— BEGIN Dataset section —

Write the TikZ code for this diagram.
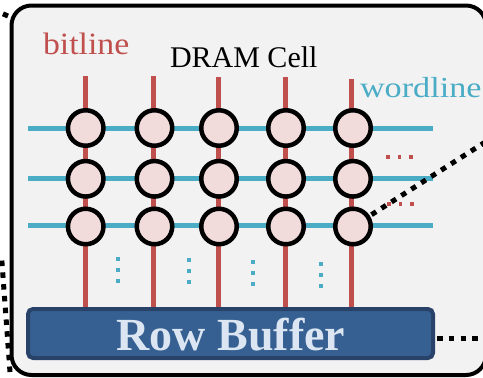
\documentclass[tikz,border=0pt]{standalone}
\usepackage{fontspec}
\setmainfont{Liberation Serif}
\usepackage{graphicx}
\definecolor{bg}{RGB}{242,242,242}
\definecolor{bitred}{RGB}{192,80,77}
\definecolor{wordblue}{RGB}{75,172,198}
\definecolor{cellpink}{RGB}{242,220,219}
\definecolor{rbfill}{RGB}{54,96,146}
\definecolor{rbborder}{RGB}{40,66,105}
\definecolor{rbtext}{RGB}{220,230,242}
\begin{document}
\begin{tikzpicture}[x=1pt,y=-1pt,
  bitln/.style={draw=bitred,line width=5pt},
  wordln/.style={draw=wordblue,line width=5pt},
  cell/.style={circle,draw=black,fill=cellpink,line width=4.5pt,minimum size=35.5pt,inner sep=0pt},
  vdot/.style={fill=wordblue,minimum size=3.5pt,inner sep=0pt},
  hdot/.style={fill=bitred,minimum size=3.5pt,inner sep=0pt},
  blackdots/.style={draw=black,line width=5pt,dash pattern=on 5.5pt off 6.3pt},
  lbl/.style={anchor=base west,inner sep=0pt,outer sep=0pt}
]
\useasboundingbox (0,0) rectangle (483,378);
% frame
\node[draw=black,fill=bg,line width=4pt,rounded corners=20pt,minimum width=474.5pt,minimum height=369.5pt,inner sep=0pt] (frame) at (248.75,190.25) {};
% wordlines
\foreach \y [count=\j] in {128,178,225} {
  \coordinate (wl\j) at (28,\y);
  \coordinate (wr\j) at (433,\y);
  \draw[wordln] (wl\j) -- (wr\j);
}
% row buffer
\node[draw=rbborder,fill=rbfill,line width=4pt,rounded corners=5pt,minimum width=405pt,minimum height=49pt,inner sep=0pt] (rb) at (230.5,333.5) {};
% bitlines
\foreach \x/\t [count=\i] in {85.5/76,153.5/76,218.5/77,285.5/77,351/79} {
  \coordinate (bt\i) at (\x,\t);
  \draw[bitln] (bt\i) -- (bt\i |- rb.north);
}
% cells
\foreach \x [count=\i] in {85.7,154.5,219,286,353} {
  \foreach \y [count=\j] in {128,178.8,226.5} {
    \node[cell] (c\j\i) at (\x,\y) {};
  }
}
% vertical dots
\foreach \x/\y [count=\i] in {118/259,189/260,253/262,321/264} {
  \node[vdot] (va\i) at (\x,\y) {};
  \node[vdot] (vb\i) at (\x,\y+11) {};
  \node[vdot] (vc\i) at (\x,\y+22) {};
}
% horizontal dots
\node[hdot] (ha1) at (388,157) {};
\node[hdot] (ha2) at (399.5,157) {};
\node[hdot] (ha3) at (411,157) {};
\node[hdot] (hb1) at (389,204) {};
\node[hdot] (hb2) at (400.5,204) {};
\node[hdot] (hb3) at (412,204) {};
% labels
\node[lbl,text=bitred] (bitlbl) at (43,54) {\fontsize{31}{36}\selectfont\scalebox{1.09}[1]{bitline}};
\node[lbl,text=black] (celllbl) at (170,67) {\fontsize{30}{36}\selectfont DRAM Cell};
\node[lbl,text=wordblue] (wordlbl) at (360,97) {\fontsize{29}{34}\selectfont\scalebox{1.18}[1]{wordline}};
\node[anchor=base,inner sep=0pt,text=rbtext] (rbtext) at (231,350) {\fontsize{46}{50}\selectfont\bfseries Row Buffer};
% dotted callout lines
\coordinate (rt) at (490,139);
\draw[blackdots,shorten <=2pt] (c35) -- (rt);
\coordinate (rr) at (490,338);
\draw[blackdots] ([xshift=2pt]rb.east |- rr) -- (rr);
\coordinate (lb) at (10,372);
\coordinate (lt) at (1.5,256);
\draw[blackdots] (lb) -- (lt);
\coordinate (tla) at (8,16);
\coordinate (tlb) at (-30,0);
\draw[blackdots] (tla) -- (tlb);
\end{tikzpicture}
\end{document}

— END Dataset section —

> **Description of the task**
Write the lines above out again exactly, without any of their pictures.

> **Exercise output**
Write the TikZ code for this diagram.
\documentclass[tikz,border=0pt]{standalone}
\usepackage{fontspec}
\setmainfont{Liberation Serif}
\usepackage{graphicx}
\definecolor{bg}{RGB}{242,242,242}
\definecolor{bitred}{RGB}{192,80,77}
\definecolor{wordblue}{RGB}{75,172,198}
\definecolor{cellpink}{RGB}{242,220,219}
\definecolor{rbfill}{RGB}{54,96,146}
\definecolor{rbborder}{RGB}{40,66,105}
\definecolor{rbtext}{RGB}{220,230,242}
\begin{document}
\begin{tikzpicture}[x=1pt,y=-1pt,
  bitln/.style={draw=bitred,line width=5pt},
  wordln/.style={draw=wordblue,line width=5pt},
  cell/.style={circle,draw=black,fill=cellpink,line width=4.5pt,minimum size=35.5pt,inner sep=0pt},
  vdot/.style={fill=wordblue,minimum size=3.5pt,inner sep=0pt},
  hdot/.style={fill=bitred,minimum size=3.5pt,inner sep=0pt},
  blackdots/.style={draw=black,line width=5pt,dash pattern=on 5.5pt off 6.3pt},
  lbl/.style={anchor=base west,inner sep=0pt,outer sep=0pt}
]
\useasboundingbox (0,0) rectangle (483,378);
% frame
\node[draw=black,fill=bg,line width=4pt,rounded corners=20pt,minimum width=474.5pt,minimum height=369.5pt,inner sep=0pt] (frame) at (248.75,190.25) {};
% wordlines
\foreach \y [count=\j] in {128,178,225} {
  \coordinate (wl\j) at (28,\y);
  \coordinate (wr\j) at (433,\y);
  \draw[wordln] (wl\j) -- (wr\j);
}
% row buffer
\node[draw=rbborder,fill=rbfill,line width=4pt,rounded corners=5pt,minimum width=405pt,minimum height=49pt,inner sep=0pt] (rb) at (230.5,333.5) {};
% bitlines
\foreach \x/\t [count=\i] in {85.5/76,153.5/76,218.5/77,285.5/77,351/79} {
  \coordinate (bt\i) at (\x,\t);
  \draw[bitln] (bt\i) -- (bt\i |- rb.north);
}
% cells
\foreach \x [count=\i] in {85.7,154.5,219,286,353} {
  \foreach \y [count=\j] in {128,178.8,226.5} {
    \node[cell] (c\j\i) at (\x,\y) {};
  }
}
% vertical dots
\foreach \x/\y [count=\i] in {118/259,189/260,253/262,321/264} {
  \node[vdot] (va\i) at (\x,\y) {};
  \node[vdot] (vb\i) at (\x,\y+11) {};
  \node[vdot] (vc\i) at (\x,\y+22) {};
}
% horizontal dots
\node[hdot] (ha1) at (388,157) {};
\node[hdot] (ha2) at (399.5,157) {};
\node[hdot] (ha3) at (411,157) {};
\node[hdot] (hb1) at (389,204) {};
\node[hdot] (hb2) at (400.5,204) {};
\node[hdot] (hb3) at (412,204) {};
% labels
\node[lbl,text=bitred] (bitlbl) at (43,54) {\fontsize{31}{36}\selectfont\scalebox{1.09}[1]{bitline}};
\node[lbl,text=black] (celllbl) at (170,67) {\fontsize{30}{36}\selectfont DRAM Cell};
\node[lbl,text=wordblue] (wordlbl) at (360,97) {\fontsize{29}{34}\selectfont\scalebox{1.18}[1]{wordline}};
\node[anchor=base,inner sep=0pt,text=rbtext] (rbtext) at (231,350) {\fontsize{46}{50}\selectfont\bfseries Row Buffer};
% dotted callout lines
\coordinate (rt) at (490,139);
\draw[blackdots,shorten <=2pt] (c35) -- (rt);
\coordinate (rr) at (490,338);
\draw[blackdots] ([xshift=2pt]rb.east |- rr) -- (rr);
\coordinate (lb) at (10,372);
\coordinate (lt) at (1.5,256);
\draw[blackdots] (lb) -- (lt);
\coordinate (tla) at (8,16);
\coordinate (tlb) at (-30,0);
\draw[blackdots] (tla) -- (tlb);
\end{tikzpicture}
\end{document}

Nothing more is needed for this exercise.